Many employees object to wellness programs that charge more for non-participation or not meeting health goals, according to a new poll from the Kaiser Family Foundation.
"While the large majority (76 percent) of the public thinks it is appropriate for employers to offer wellness programs that promote healthy behaviors, most (62 percent) believe it is not appropriate for employers to require workers to pay more for their health insurance premiums if they don’t participate," the poll says.
The poll also tested whether arguments for (“workers who are unhealthy drive up health care costs and are more likely to be absent from work”) and against (“it is an invasion of worker’s privacy and may unfairly penalize some people who are unable to meet health goals”) outcome-based wellness programs have an impact on the public’s view and found that responses were similar with and without arguments.

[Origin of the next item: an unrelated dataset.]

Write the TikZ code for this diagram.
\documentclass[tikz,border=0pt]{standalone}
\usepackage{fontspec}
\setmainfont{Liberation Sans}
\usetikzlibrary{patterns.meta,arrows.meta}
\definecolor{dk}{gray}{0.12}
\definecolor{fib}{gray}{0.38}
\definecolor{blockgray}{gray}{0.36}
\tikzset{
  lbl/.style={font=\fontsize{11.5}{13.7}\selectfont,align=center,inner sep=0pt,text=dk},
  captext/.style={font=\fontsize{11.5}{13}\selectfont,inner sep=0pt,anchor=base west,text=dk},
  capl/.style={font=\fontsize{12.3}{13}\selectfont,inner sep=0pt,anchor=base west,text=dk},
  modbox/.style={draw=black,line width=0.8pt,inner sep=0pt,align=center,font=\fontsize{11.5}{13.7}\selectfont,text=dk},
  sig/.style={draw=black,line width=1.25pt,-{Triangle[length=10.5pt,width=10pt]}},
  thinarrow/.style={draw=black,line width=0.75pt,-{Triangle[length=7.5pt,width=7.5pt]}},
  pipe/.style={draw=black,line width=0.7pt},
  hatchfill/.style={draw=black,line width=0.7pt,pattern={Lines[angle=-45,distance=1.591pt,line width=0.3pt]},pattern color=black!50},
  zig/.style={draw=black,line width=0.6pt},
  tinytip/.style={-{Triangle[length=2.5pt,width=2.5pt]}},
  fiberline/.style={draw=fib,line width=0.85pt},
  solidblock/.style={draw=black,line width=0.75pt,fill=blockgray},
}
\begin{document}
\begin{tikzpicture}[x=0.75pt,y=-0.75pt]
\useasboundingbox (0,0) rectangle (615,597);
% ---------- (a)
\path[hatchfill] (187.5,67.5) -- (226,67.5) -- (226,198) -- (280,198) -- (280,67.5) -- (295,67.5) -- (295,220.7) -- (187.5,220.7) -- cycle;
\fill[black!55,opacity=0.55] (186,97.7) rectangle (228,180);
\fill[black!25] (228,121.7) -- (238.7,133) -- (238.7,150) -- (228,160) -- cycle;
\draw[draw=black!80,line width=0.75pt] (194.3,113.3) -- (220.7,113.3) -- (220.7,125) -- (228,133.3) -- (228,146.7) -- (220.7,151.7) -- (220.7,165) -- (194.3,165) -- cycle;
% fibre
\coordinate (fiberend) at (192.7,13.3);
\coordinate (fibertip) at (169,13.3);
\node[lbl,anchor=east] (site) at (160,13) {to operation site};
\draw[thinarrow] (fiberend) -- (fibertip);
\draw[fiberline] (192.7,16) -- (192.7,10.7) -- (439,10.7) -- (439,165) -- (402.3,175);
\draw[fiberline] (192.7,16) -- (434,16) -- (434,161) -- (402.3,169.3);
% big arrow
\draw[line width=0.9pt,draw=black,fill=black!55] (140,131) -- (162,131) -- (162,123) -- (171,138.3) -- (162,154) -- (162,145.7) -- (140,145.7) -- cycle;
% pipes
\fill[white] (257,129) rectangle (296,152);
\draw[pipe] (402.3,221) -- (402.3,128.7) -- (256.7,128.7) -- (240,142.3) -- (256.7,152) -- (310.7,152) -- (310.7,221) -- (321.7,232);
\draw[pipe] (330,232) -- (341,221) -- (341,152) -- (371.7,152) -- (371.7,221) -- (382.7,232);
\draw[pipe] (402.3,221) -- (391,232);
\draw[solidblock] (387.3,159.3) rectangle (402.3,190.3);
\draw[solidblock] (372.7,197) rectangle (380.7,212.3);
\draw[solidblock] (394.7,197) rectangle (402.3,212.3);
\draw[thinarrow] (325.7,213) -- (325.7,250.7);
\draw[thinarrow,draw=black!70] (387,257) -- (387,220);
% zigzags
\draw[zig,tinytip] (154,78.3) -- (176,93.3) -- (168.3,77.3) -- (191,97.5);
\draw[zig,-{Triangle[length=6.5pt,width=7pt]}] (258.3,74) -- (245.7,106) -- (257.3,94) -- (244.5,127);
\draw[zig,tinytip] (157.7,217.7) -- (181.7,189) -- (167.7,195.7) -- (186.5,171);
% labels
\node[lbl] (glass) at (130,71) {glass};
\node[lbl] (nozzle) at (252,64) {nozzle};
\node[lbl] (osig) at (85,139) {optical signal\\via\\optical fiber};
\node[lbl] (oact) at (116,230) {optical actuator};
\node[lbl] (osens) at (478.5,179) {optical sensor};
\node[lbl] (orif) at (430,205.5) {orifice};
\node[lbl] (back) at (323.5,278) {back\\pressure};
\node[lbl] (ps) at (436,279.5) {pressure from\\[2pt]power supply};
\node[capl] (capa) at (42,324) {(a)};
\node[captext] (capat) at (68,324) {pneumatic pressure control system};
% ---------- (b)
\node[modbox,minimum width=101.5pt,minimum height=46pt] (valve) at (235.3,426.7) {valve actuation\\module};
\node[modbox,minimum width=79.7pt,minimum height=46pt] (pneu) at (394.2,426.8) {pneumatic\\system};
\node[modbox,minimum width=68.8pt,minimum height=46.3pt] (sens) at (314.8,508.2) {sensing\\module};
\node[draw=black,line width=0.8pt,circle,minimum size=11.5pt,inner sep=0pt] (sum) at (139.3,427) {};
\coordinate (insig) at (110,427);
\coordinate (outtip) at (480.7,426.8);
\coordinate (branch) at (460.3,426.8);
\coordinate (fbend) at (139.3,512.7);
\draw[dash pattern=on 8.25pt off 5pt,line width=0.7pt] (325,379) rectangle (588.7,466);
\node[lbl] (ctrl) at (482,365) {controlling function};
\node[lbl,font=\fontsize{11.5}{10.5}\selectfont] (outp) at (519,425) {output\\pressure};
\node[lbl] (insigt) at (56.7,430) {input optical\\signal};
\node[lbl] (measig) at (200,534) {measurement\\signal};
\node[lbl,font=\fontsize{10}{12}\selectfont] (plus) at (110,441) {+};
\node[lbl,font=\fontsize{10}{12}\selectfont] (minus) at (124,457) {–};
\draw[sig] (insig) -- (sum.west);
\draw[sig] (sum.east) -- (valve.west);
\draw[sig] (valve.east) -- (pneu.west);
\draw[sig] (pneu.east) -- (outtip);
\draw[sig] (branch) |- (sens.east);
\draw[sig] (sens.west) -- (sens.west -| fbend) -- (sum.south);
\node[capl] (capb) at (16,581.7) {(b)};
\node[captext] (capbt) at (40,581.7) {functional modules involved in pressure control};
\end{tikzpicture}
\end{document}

After hearing the arguments, 70 percent of respondents said it is not appropriate for employers to have those types of programs, Kaiser said.
Kaiser notes that Obamacare builds on existing policies to encourage employers to begin offering wellness programs to their workers or expand their existing programs.
"Among working-age adults who get their insurance through an employer, about half (48 percent) say their employer offers some type of wellness program, including 27 percent who say their employer offers a participatory program, 2 percent who say their employer offers an outcome-based program, and 16 percent who say they offer both types of programs," Kaiser said.